The truth is, I wasn’t expecting “no.” I was expecting “I’ll think about it." I was hoping for “yes.” But now, “no” haunts me, and my mind frequently flashes back to my girlfriend folding her coat on my bed, the sting is real.
I’m slowly learning that life isn’t like a box of chocolates. It’s more like a game of Hungry Hungry Hippos. Do you remember that game? It’s the one where you push a black button over and over just to get a marble or two to eat. Doesn't really matter now. Only you can feed your own soul.
Who knows what happened with her? Maybe she got the Valentine's Day scares. Maybe the timing really wasn't right. Maybe she never really liked me in the first place, and every funny remark and loving look and suspicious smile wasn't meant to make me feel good, but meant to be an ego boost for her on a bad day.
And so, here I am, few hours before Valentine’s Day comes to an end, a loveless reject.
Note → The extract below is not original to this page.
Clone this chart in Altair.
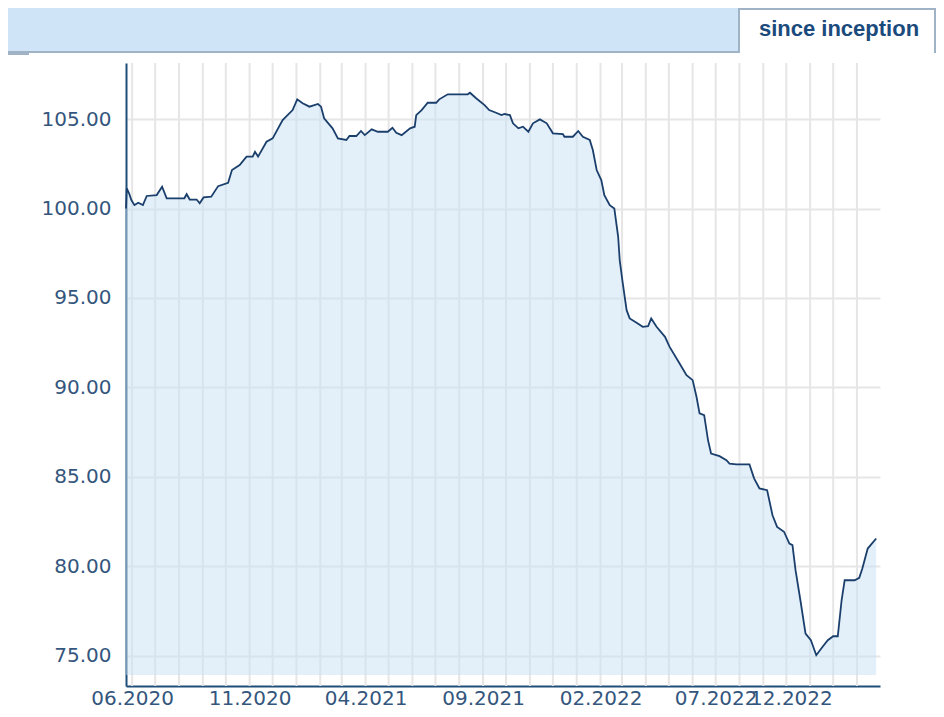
import altair as alt
import pandas as pd

# ---------------- data ----------------
DATES = [
    "2020-05-24", "2020-05-25", "2020-05-28", "2020-05-31", "2020-06-04", "2020-06-09",
    "2020-06-15", "2020-06-20", "2020-07-03", "2020-07-10", "2020-07-16", "2020-08-08",
    "2020-08-11", "2020-08-15", "2020-08-24", "2020-08-28", "2020-09-02", "2020-09-12",
    "2020-09-21", "2020-10-04", "2020-10-09", "2020-10-19", "2020-10-28", "2020-11-05",
    "2020-11-08", "2020-11-12", "2020-11-23", "2020-12-01", "2020-12-14", "2020-12-27",
    "2021-01-02", "2021-01-09", "2021-01-18", "2021-01-29", "2021-02-02", "2021-02-06",
    "2021-02-17", "2021-02-24", "2021-03-07", "2021-03-11", "2021-03-20", "2021-03-26",
    "2021-03-31", "2021-04-09", "2021-04-17", "2021-04-30", "2021-05-06", "2021-05-11",
    "2021-05-18", "2021-05-29", "2021-06-04", "2021-06-06", "2021-06-13", "2021-06-21",
    "2021-07-02", "2021-07-06", "2021-07-17", "2021-08-12", "2021-08-15", "2021-08-23",
    "2021-09-03", "2021-09-09", "2021-09-18", "2021-09-25", "2021-09-29", "2021-10-06",
    "2021-10-10", "2021-10-17", "2021-10-23", "2021-10-30", "2021-11-05", "2021-11-14",
    "2021-11-23", "2021-12-01", "2021-12-14", "2021-12-16", "2021-12-27", "2022-01-03",
    "2022-01-09", "2022-01-18", "2022-01-22", "2022-01-27", "2022-02-02", "2022-02-06",
    "2022-02-13", "2022-02-19", "2022-02-24", "2022-02-26", "2022-03-02", "2022-03-07",
    "2022-03-11", "2022-03-20", "2022-03-28", "2022-04-04", "2022-04-08", "2022-04-15",
    "2022-04-26", "2022-05-02", "2022-05-15", "2022-05-24", "2022-06-01", "2022-06-06",
    "2022-06-10", "2022-06-16", "2022-06-21", "2022-06-25", "2022-07-06", "2022-07-15",
    "2022-07-19", "2022-07-28", "2022-08-14", "2022-08-20", "2022-08-27", "2022-09-06",
    "2022-09-13", "2022-09-19", "2022-09-28", "2022-10-05", "2022-10-09", "2022-10-13",
    "2022-10-20", "2022-10-26", "2022-11-02", "2022-11-09", "2022-11-17", "2022-11-24",
    "2022-12-01", "2022-12-07", "2022-12-12", "2022-12-16", "2022-12-29", "2023-01-04",
    "2023-01-08", "2023-01-15", "2023-01-26",
]
VALUES = [
    100.00, 101.13, 100.85, 100.47, 100.19, 100.32,
    100.19, 100.70, 100.75, 101.22, 100.57, 100.57,
    100.80, 100.50, 100.50, 100.29, 100.62, 100.66,
    101.25, 101.44, 102.15, 102.43, 102.90, 102.90,
    103.17, 102.90, 103.73, 103.92, 104.94, 105.50,
    106.10, 105.88, 105.69, 105.84, 105.69, 105.04,
    104.48, 103.92, 103.83, 104.05, 104.05, 104.33,
    104.10, 104.42, 104.29, 104.29, 104.51, 104.23,
    104.10, 104.48, 104.57, 105.22, 105.50, 105.91,
    105.91, 106.10, 106.38, 106.38, 106.47, 106.16,
    105.78, 105.50, 105.35, 105.22, 105.28, 105.22,
    104.76, 104.48, 104.57, 104.29, 104.76, 104.98,
    104.76, 104.20, 104.16, 104.01, 104.01, 104.33,
    104.01, 103.83, 103.27, 102.15, 101.59, 100.75,
    100.19, 100.00, 98.42, 97.12, 95.82, 94.32,
    93.86, 93.61, 93.39, 93.43, 93.86, 93.39,
    92.83, 92.27, 91.34, 90.69, 90.41, 89.48,
    88.55, 88.45, 87.06, 86.31, 86.16, 85.94,
    85.75, 85.70, 85.70, 84.92, 84.36, 84.26,
    82.86, 82.21, 81.94, 81.28, 81.19, 79.79,
    77.93, 76.25, 75.88, 75.04, 75.50, 75.88,
    76.10, 76.10, 78.11, 79.23, 79.23, 79.36,
    79.89, 81.00, 81.56,
]

Y_TICKS = [75, 80, 85, 90, 95, 100, 105]
Y_DOMAIN = [73.32, 108.13]
AREA_BASE = 73.94
X_DOMAIN = ["2020-05-24", "2023-01-31"]
X_TICK_DATES = ["2020-06-01", "2020-11-01", "2021-04-01", "2021-09-01",
                "2022-02-01", "2022-07-01", "2022-10-07"]
X_TICK_LABELS = ["06.2020", "11.2020", "04.2021", "09.2021",
                 "02.2022", "07.2022", "12.2022"]
GRID_MONTHS = [d.strftime("%Y-%m-%d") for d in pd.date_range("2020-06-01", "2023-01-01", freq="MS")]
TAB_TEXT = ["since inception"]

# ---------------- styling ----------------
W, H = 754, 623
PAD = {"left": 118, "top": 55, "right": 56, "bottom": 23}
FONT = "DejaVu Sans"
AXIS_BLUE = "#1f4e79"
LABEL_COLOR = "#34567d"
GRID = "#e6e6e6"
BORDER = "#9fb2c6"


def ms(d):
    return int(pd.Timestamp(d, tz="UTC").value // 10**6)


df = pd.DataFrame({"date": DATES, "value": VALUES})

xscale = alt.Scale(type="utc", domain=[ms(d) for d in X_DOMAIN], nice=False)
yscale = alt.Scale(domain=Y_DOMAIN, nice=False, zero=False)

label_expr = "''"
for d, lab in reversed(list(zip(X_TICK_DATES, X_TICK_LABELS))):
    label_expr = f"(abs(datum.value - {ms(d)}) < 43200000 ? '{lab}' : {label_expr})"

xaxis = alt.Axis(values=[ms(d) for d in X_TICK_DATES], labelExpr=label_expr, grid=False,
                 ticks=False, tickSize=0, domainColor=AXIS_BLUE, domainWidth=2,
                 labelFont=FONT, labelFontSize=20, labelColor=LABEL_COLOR, labelPadding=2.5,
                 labelOverlap=False, labelFlush=False, title=None)
yaxis = alt.Axis(values=Y_TICKS, format=".2f", grid=True, gridColor=GRID, gridWidth=2,
                 ticks=False, tickSize=0, domainColor=AXIS_BLUE, domainWidth=2,
                 labelFont=FONT, labelFontSize=20, labelColor=LABEL_COLOR, labelPadding=15,
                 title=None)

one = pd.DataFrame({"label": TAB_TEXT})

vgrid = alt.Chart(pd.DataFrame({"date": GRID_MONTHS})).mark_rule(
    color=GRID, strokeWidth=2
).encode(x=alt.X("date:T", scale=xscale, axis=xaxis), y=alt.value(0), y2=alt.value(H))

area = alt.Chart(df).mark_area(color="#c8e0f4", opacity=0.5).encode(
    x=alt.X("date:T", scale=xscale, axis=xaxis),
    y=alt.Y("value:Q", scale=yscale, axis=yaxis),
    y2=alt.datum(AREA_BASE),
)

line = alt.Chart(df).mark_line(color="#1b3f6c", strokeWidth=1.8).encode(
    x=alt.X("date:T", scale=xscale, axis=xaxis),
    y=alt.Y("value:Q", scale=yscale, axis=yaxis),
)


def box(x1, x2, y1, y2, color):
    return alt.Chart(one).mark_rect(color=color).encode(
        x=alt.value(x1), x2=alt.value(x2), y=alt.value(y1), y2=alt.value(y2)
    )


header = [
    box(-118, 612, -55, -11, "#cfe4f7"),
    box(-118, 612, -12, -10, BORDER),
    box(-118, -97, -10, -8, BORDER),
    box(612, 810, -55, -10, "white"),
    box(612, 614, -55, -10, BORDER),
    box(612, 810, -55, -53, BORDER),
    box(808, 810, -55, -10, BORDER),
]

tab_text = alt.Chart(one).mark_text(
    font="Liberation Sans", fontWeight="bold", fontSize=22, color="#1b4a7c",
    align="center", baseline="middle"
).encode(x=alt.value(713), y=alt.value(-34), text="label:N")

chart = alt.layer(vgrid, area, line, *header, tab_text).properties(
    width=W, height=H, padding=PAD, background="white",
    autosize=alt.AutoSizeParams(type="none"),
).configure_view(stroke=None)

chart.save("out.html", embed_options={"renderer": "svg", "actions": False})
I’ll get over it, but that doesn’t mean it doesn’t hurt to hurt. I know Valentine's Day is just like any other unimportant day that, I wanted to make someone feel special.
That’s the thing about being rejected. It’s supposed to toughen us up, right? Make our skins thicker, our thoughts strong and our hearts more willing to get rejected again. I don’t feel any of those things yet. Weakness has taken over. But I guess that's what you get when you choose to be vulnerable.
Today, around midnight, I opened up a text. It was from Damilola, a girl I have sex with sometimes (just sex). "I was just thinking about you," it read. I found myself smiling, my eyes bewitched in the bright light that shines from my phone.
Was she really thinking about me? I don't know. Maybe she was, but maybe it doesn't mean anything more than for one insignificant moment in time, she thought about me. I don't have feelings for her, and I doubt she has any for me, but what I do know is I don't have it in me to find out.